NO CLASS — but work on Project #3

 W 6/17 NO CLASS — but work on Project #3
 Th 6/18

Mark Morrisson, “Marketing British Modernism: The Freewoman, the Egoist, and Counterpublic Spheres.”

Read through Blast 1 & 2.

Due: Blog post (1-2 paragraphs) on how commercial typographic or rhetorical styles are employed in a magazine other than Blast.

 M 6/22

Week 4: 1914-1919, The Great War & Modernist Discourses
Blast, The New Age, The Owl, Poetry, Scribner's, Wheels

Paul Peppis, “'Surrounded by a multitude of other Blasts': Vorticism and the Great War.”

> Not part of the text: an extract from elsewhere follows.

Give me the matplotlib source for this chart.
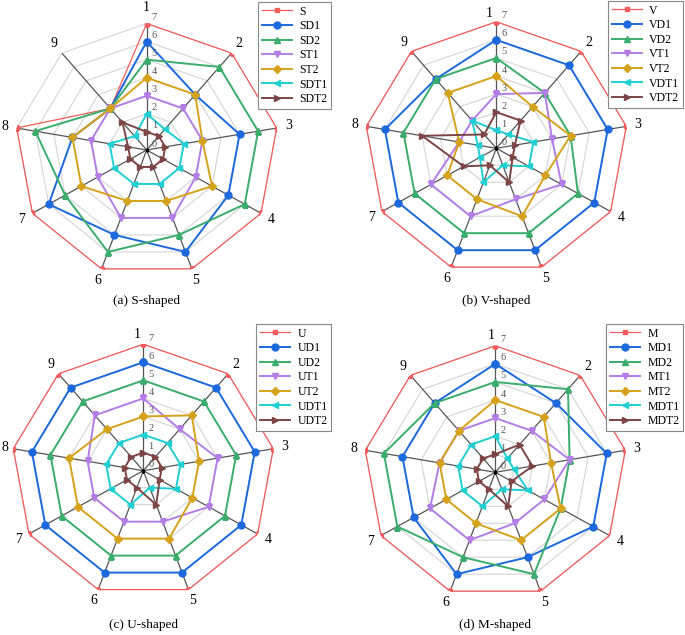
import numpy as np
import matplotlib
matplotlib.use('Agg')
import matplotlib.pyplot as plt
from matplotlib.transforms import offset_copy

plt.rcParams['font.family'] = ['Liberation Serif', 'DejaVu Serif']

axis_labels = ['1', '2', '3', '4', '5', '6', '7', '8', '9']
r_ticks = [0, 1, 2, 3, 4, 5, 6, 7]

# (a) S-shaped
s_names = ['S', 'SD1', 'SD2', 'ST1', 'ST2', 'SDT1', 'SDT2']
s_S = [7, 7, 7, 7, 7, 7, 7, 7, 3]
s_SD1 = [6, 4, 5, 5, 6, 5, 6, 4, 3]
s_SD2 = [5, 6, 6, 6, 5, 6, 5, 6, 3]
s_ST1 = [3, 3, 3, 3, 4, 4, 3, 3, 3]
s_ST2 = [4, 4, 3, 4, 3, 3, 4, 4, 3]
s_SDT1 = [2, 1.5, 2, 2, 2, 2, 2, 2, 1]
s_SDT2 = [1, 1, 1, 1, 1, 1, 1, 1, 2]

# (b) V-shaped
v_names = ['V', 'VD1', 'VD2', 'VT1', 'VT2', 'VDT1', 'VDT2']
v_V = [7, 7, 7, 7, 7, 7, 7, 7, 7]
v_VD1 = [6, 6, 6, 6, 6, 6, 6, 6, 5]
v_VD2 = [5, 4, 4, 5, 5, 5, 5, 5, 5]
v_VT1 = [3, 4, 3, 4, 3, 4, 4, 2, 2]
v_VT2 = [4, 3, 4, 3, 4, 3, 3, 2, 4]
v_VDT1 = [1, 1, 2, 2, 1, 2, 1, 1, 2]
v_VDT2 = [2, 2, 1, 1, 2, 1, 2, 4, 1]

# (c) U-shaped
u_names = ['U', 'UD1', 'UD2', 'UT1', 'UT2', 'UDT1', 'UDT2']
u_U = [7, 7, 7, 7, 7, 7, 7, 7, 7]
u_UD1 = [6, 6, 6, 6, 6, 6, 6, 6, 6]
u_UD2 = [5, 5, 5, 5, 5, 5, 5, 5, 5]
u_UT1 = [4, 3, 4, 4, 3, 3, 3, 3, 4]
u_UT2 = [3, 4, 3, 3, 4, 4, 4, 4, 3]
u_UDT1 = [2, 2, 2, 2, 1, 2, 2, 2, 2]
u_UDT2 = [1, 1, 1, 1, 2, 1, 1, 1, 1]

# (d) M-shaped
m_names = ['M', 'MD1', 'MD2', 'MT1', 'MT2', 'MDT1', 'MDT2']
m_M = [7, 7, 7, 7, 7, 7, 7, 7, 7]
m_MD1 = [6, 5, 6, 6, 5, 6, 5, 5, 5]
m_MD2 = [5, 6, 4, 4, 6, 5, 6, 6, 5]
m_MT1 = [3, 3, 4, 3, 3, 4, 4, 3, 3]
m_MT2 = [4, 4, 3, 4, 4, 3, 3, 3, 3]
m_MDT1 = [2, 1, 1, 2, 1, 2, 2, 2, 2]
m_MDT2 = [1, 2, 2, 1, 2, 1, 1, 1, 1]

captions = ['(a) S-shaped', '(b) V-shaped', '(c) U-shaped', '(d) M-shaped']

colors = ['#f25c5c', '#1c68dd', '#3aad6c', '#b27ee6', '#d5a21b', '#1fcfd2', '#7d4545']
markers = ['s', 'o', '^', 'v', 'D', '<', '>']
msizes = [2.5, 5, 5, 5, 4, 5, 5]
lwidths = [0.9, 1.4, 1.4, 1.4, 1.4, 1.4, 1.4]

W, H = 685, 635


def radar(fig, cx, cy, rx, ry, names, series, legend_xy, caption, cap_y, top_off, left_off=11.5):
	# axes box in pixel -> figure fraction
	ax = fig.add_axes([(cx - rx) / W, 1 - (cy + ry) / H, 2 * rx / W, 2 * ry / H], projection='polar')
	ax.set_aspect('auto')
	ax.set_theta_offset(np.pi / 2)
	ax.set_theta_direction(-1)
	ax.set_ylim(0, 7)
	ax.grid(False)
	ax.set_xticks([])
	ax.set_yticks([])
	ax.spines['polar'].set_visible(False)
	ax.patch.set_visible(False)

	n = len(axis_labels)
	theta = np.linspace(0, 2 * np.pi, n, endpoint=False)
	theta_c = np.append(theta, theta[0])

	# 网格多边形
	for r in r_ticks[1:]:
		ax.plot(theta_c, [r] * (n + 1), color='#d4d4d4', lw=0.8, zorder=1)
	# 辐射线
	for t in theta:
		ax.plot([t, t], [0, 7], color='#555555', lw=0.9, zorder=1)
	ax.plot([0], [0], marker='s', color='black', ms=2, zorder=5)

	for i, vals in enumerate(series):
		v = np.append(vals, vals[0])
		ax.plot(theta_c, v, color=colors[i], marker=markers[i], ms=msizes[i], lw=lwidths[i],
				label=names[i], zorder=2 + i * 0.1)

	# 刻度数字
	trans = offset_copy(ax.transData, fig=fig, x=5, y=6, units='dots')
	for r in r_ticks:
		ax.text(0, r, str(r), transform=trans, fontsize=7.5, color='#555555', ha='left', va='center', zorder=6)

	# 维度标签, 在外圈外偏移固定像素
	for t, lab in zip(theta, axis_labels):
		ang = np.pi / 2 - t
		if lab == '1':
			dx, dy = top_off
		else:
			off = left_off if lab == '8' else 12
			dx, dy = off * np.cos(ang), off * np.sin(ang)
		tr = offset_copy(ax.transData, fig=fig, x=dx, y=dy, units='dots')
		ax.text(t, 7, lab, transform=tr, fontsize=10, ha='center', va='center')

	leg = ax.legend(loc='upper right', bbox_to_anchor=(legend_xy[0] / W, 1 - legend_xy[1] / H),
					bbox_transform=fig.transFigure, fontsize=8.5, fancybox=False, framealpha=1,
					edgecolor='#888888', handlelength=2.6, labelspacing=0.22, borderpad=0.3,
					handletextpad=0.6, borderaxespad=0)
	leg.get_frame().set_linewidth(0.8)

	fig.text(cx / W, 1 - cap_y / H, caption, fontsize=9.5, ha='center', va='center')
	return ax


if __name__ == '__main__':
	fig = plt.figure(figsize=(W / 100, H / 100), dpi=100)
	radar(fig, 146.7, 150, 132, 126.5, s_names, [s_S, s_SD1, s_SD2, s_ST1, s_ST2, s_SDT1, s_SDT2],
		  (331, 2), captions[0], 301, (0, 16))
	radar(fig, 496.3, 148.3, 132, 126.5, v_names, [v_V, v_VD1, v_VD2, v_VT1, v_VT2, v_VDT1, v_VDT2],
		  (683, 1), captions[1], 301, (-7, 8))
	radar(fig, 143.3, 470.7, 132, 126.5, u_names, [u_U, u_UD1, u_UD2, u_UT1, u_UT2, u_UDT1, u_UDT2],
		  (331, 324), captions[2], 625, (-6, 10), left_off=8.5)
	radar(fig, 495.3, 472.3, 132, 126.5, m_names, [m_M, m_MD1, m_MD2, m_MT1, m_MT2, m_MDT1, m_MDT2],
		  (683, 324), captions[3], 625, (-4, 10))
	fig.savefig('out.png', dpi=100)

 T 6/23 Due: Blog post (1-2 paragraphs) on WWI in your magazine and its relationship to other topics that seem relevant (like empire, nationalism, race, gender). If the war seems to be absent, why is that significant in your magazine? (i.e. in relation to the literary content)
 W 6/24 Computer Lab (meet in Library Room 384): Timeline entries and writing on WWI in your magazine.
 Th 6/25 Due: Project #3 — Timeline entries and blog post (+/- 6 paragraphs) on one theme in all magazines from the list above, as they touch on WWI.
 M 6/29

Week 5: 1920+
Coterie, The New Age, The Owl, Poetry, The Tyro, Wheels

Raymond Williams, “When Was Modernism?”

 T 6/30

Visit with Cliff Wulfman, founding member of the MJP and architect of its search engine.

Michel Foucault, “What is an Author?”; Roland Barthes, “The Death of the Author.”

 W 7/1 Computer Lab (meet in Library Room 384):  Timeline entries for 1920-22.
 Th 7/2

Jerome McGann, “How to Read a Book.”

Due: Project #4 — Individual timeline entries and blog post (3 or more paragraphs) on a post-war topic.